What is being asked: Output every line below without omitting or altering anything.

Code that draws figures:
-------

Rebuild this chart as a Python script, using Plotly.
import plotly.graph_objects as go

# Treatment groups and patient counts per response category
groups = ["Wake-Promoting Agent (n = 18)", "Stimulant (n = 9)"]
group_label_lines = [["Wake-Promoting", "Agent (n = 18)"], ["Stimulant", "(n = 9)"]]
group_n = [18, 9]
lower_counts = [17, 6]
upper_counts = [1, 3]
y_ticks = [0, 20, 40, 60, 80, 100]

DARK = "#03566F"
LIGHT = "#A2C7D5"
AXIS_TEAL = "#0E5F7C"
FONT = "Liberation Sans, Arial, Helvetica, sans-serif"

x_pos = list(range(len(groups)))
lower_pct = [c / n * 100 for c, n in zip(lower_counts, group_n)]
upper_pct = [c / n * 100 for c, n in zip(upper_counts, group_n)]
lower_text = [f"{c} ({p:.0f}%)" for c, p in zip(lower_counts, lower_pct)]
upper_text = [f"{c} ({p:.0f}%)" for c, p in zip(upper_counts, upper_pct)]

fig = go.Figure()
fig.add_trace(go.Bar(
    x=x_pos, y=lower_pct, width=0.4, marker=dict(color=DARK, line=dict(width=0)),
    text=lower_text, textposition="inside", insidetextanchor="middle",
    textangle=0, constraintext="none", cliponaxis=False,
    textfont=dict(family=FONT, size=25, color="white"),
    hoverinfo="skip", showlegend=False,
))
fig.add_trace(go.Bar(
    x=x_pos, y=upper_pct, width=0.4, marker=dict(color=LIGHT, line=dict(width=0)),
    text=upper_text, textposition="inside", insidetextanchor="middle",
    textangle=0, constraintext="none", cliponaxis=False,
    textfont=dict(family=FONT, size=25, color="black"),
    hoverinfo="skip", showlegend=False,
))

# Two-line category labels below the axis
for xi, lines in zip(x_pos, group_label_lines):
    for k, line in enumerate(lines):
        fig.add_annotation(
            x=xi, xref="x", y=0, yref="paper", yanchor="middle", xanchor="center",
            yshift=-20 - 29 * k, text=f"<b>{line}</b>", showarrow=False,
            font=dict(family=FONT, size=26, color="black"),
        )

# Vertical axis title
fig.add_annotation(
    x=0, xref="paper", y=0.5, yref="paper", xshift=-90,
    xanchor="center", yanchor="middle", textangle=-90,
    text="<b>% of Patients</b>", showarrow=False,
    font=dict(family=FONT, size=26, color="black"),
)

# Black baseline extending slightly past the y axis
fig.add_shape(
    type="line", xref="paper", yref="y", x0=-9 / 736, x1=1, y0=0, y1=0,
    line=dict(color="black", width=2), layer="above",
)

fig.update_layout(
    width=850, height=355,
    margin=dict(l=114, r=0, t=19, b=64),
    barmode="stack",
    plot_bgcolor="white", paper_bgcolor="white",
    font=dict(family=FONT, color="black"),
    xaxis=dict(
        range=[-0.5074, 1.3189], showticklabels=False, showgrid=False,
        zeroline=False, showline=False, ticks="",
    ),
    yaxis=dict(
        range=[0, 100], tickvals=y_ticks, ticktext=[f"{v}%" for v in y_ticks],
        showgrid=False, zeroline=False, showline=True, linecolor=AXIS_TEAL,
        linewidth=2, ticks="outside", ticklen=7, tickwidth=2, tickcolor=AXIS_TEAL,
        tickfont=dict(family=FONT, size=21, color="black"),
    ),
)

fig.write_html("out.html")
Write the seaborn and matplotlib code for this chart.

-------

Reply:
Rebuild this chart as a Python script, using Plotly.
import plotly.graph_objects as go

# Treatment groups and patient counts per response category
groups = ["Wake-Promoting Agent (n = 18)", "Stimulant (n = 9)"]
group_label_lines = [["Wake-Promoting", "Agent (n = 18)"], ["Stimulant", "(n = 9)"]]
group_n = [18, 9]
lower_counts = [17, 6]
upper_counts = [1, 3]
y_ticks = [0, 20, 40, 60, 80, 100]

DARK = "#03566F"
LIGHT = "#A2C7D5"
AXIS_TEAL = "#0E5F7C"
FONT = "Liberation Sans, Arial, Helvetica, sans-serif"

x_pos = list(range(len(groups)))
lower_pct = [c / n * 100 for c, n in zip(lower_counts, group_n)]
upper_pct = [c / n * 100 for c, n in zip(upper_counts, group_n)]
lower_text = [f"{c} ({p:.0f}%)" for c, p in zip(lower_counts, lower_pct)]
upper_text = [f"{c} ({p:.0f}%)" for c, p in zip(upper_counts, upper_pct)]

fig = go.Figure()
fig.add_trace(go.Bar(
    x=x_pos, y=lower_pct, width=0.4, marker=dict(color=DARK, line=dict(width=0)),
    text=lower_text, textposition="inside", insidetextanchor="middle",
    textangle=0, constraintext="none", cliponaxis=False,
    textfont=dict(family=FONT, size=25, color="white"),
    hoverinfo="skip", showlegend=False,
))
fig.add_trace(go.Bar(
    x=x_pos, y=upper_pct, width=0.4, marker=dict(color=LIGHT, line=dict(width=0)),
    text=upper_text, textposition="inside", insidetextanchor="middle",
    textangle=0, constraintext="none", cliponaxis=False,
    textfont=dict(family=FONT, size=25, color="black"),
    hoverinfo="skip", showlegend=False,
))

# Two-line category labels below the axis
for xi, lines in zip(x_pos, group_label_lines):
    for k, line in enumerate(lines):
        fig.add_annotation(
            x=xi, xref="x", y=0, yref="paper", yanchor="middle", xanchor="center",
            yshift=-20 - 29 * k, text=f"<b>{line}</b>", showarrow=False,
            font=dict(family=FONT, size=26, color="black"),
        )

# Vertical axis title
fig.add_annotation(
    x=0, xref="paper", y=0.5, yref="paper", xshift=-90,
    xanchor="center", yanchor="middle", textangle=-90,
    text="<b>% of Patients</b>", showarrow=False,
    font=dict(family=FONT, size=26, color="black"),
)

# Black baseline extending slightly past the y axis
fig.add_shape(
    type="line", xref="paper", yref="y", x0=-9 / 736, x1=1, y0=0, y1=0,
    line=dict(color="black", width=2), layer="above",
)

fig.update_layout(
    width=850, height=355,
    margin=dict(l=114, r=0, t=19, b=64),
    barmode="stack",
    plot_bgcolor="white", paper_bgcolor="white",
    font=dict(family=FONT, color="black"),
    xaxis=dict(
        range=[-0.5074, 1.3189], showticklabels=False, showgrid=False,
        zeroline=False, showline=False, ticks="",
    ),
    yaxis=dict(
        range=[0, 100], tickvals=y_ticks, ticktext=[f"{v}%" for v in y_ticks],
        showgrid=False, zeroline=False, showline=True, linecolor=AXIS_TEAL,
        linewidth=2, ticks="outside", ticklen=7, tickwidth=2, tickcolor=AXIS_TEAL,
        tickfont=dict(family=FONT, size=21, color="black"),
    ),
)

fig.write_html("out.html")
Write the seaborn and matplotlib code for this chart.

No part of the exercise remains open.